At the end of the Red Border two quaint pavilions invite us to rest for a moment and appreciate a dramatic view that opens up to the south. This is the Long Walk, an extremely long sweep of lawn, which makes a fine, simple contrast to the complex gardens that lie beyond. If you follow the lawn to the end, it will reward you with a marvelous view of rural England in the valley below. Or if you branch off into the Stream Garden, you will find another cool oasis, filled with the scent of lilies and the voices of doves in the trees, waiting for dusk.
Finally, in the Pillar Garden, where tall pillars of yew stand about like giant chess pieces waiting to move, I was pleased to find some old friends from Japan. These were the spotted, orange tiger lilies (Lilium tigrinum) or oni-yuri (meaning "devil's lily") that still grow wild on Japanese mountains. Pale-yellow day lilies (Hemerocallis citrina), or yusuge, with their slender leaves and ephemeral flowers. And pure-white Japanese anemones (Anemone japonica) or shumeigiku, whose graceful flowers appear in many English gardens as summer turns to autumn.

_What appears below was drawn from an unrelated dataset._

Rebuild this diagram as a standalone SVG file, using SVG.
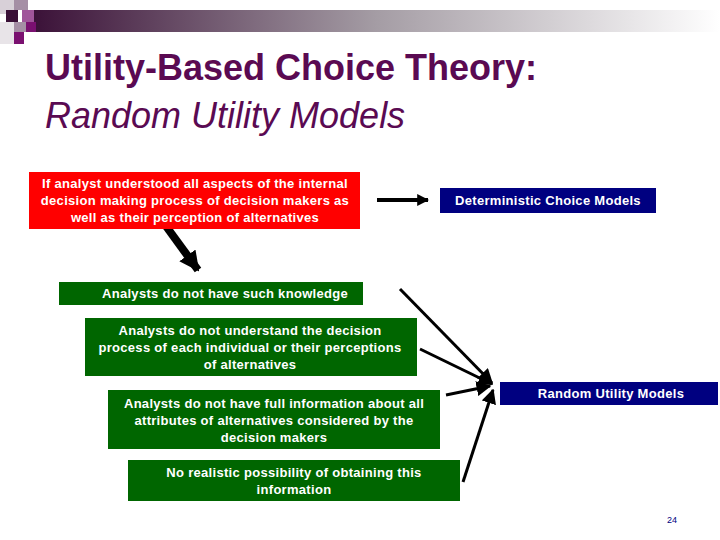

In 1948, in failing health, Johnston left Hidcote Manor Garden to the National Trust and retired to yet another fine garden he had made on the French Riviera. Recently, it has become fashionable for wealthy people to spend lots of money making an "instant garden," but Johnston's legacy shows us that gardening is an art, as well as a craft, and that it takes time and respect for the living world to make something worthwhile. As one visitor, a busy London garden designer, commented, "No amount of money could buy a garden like this."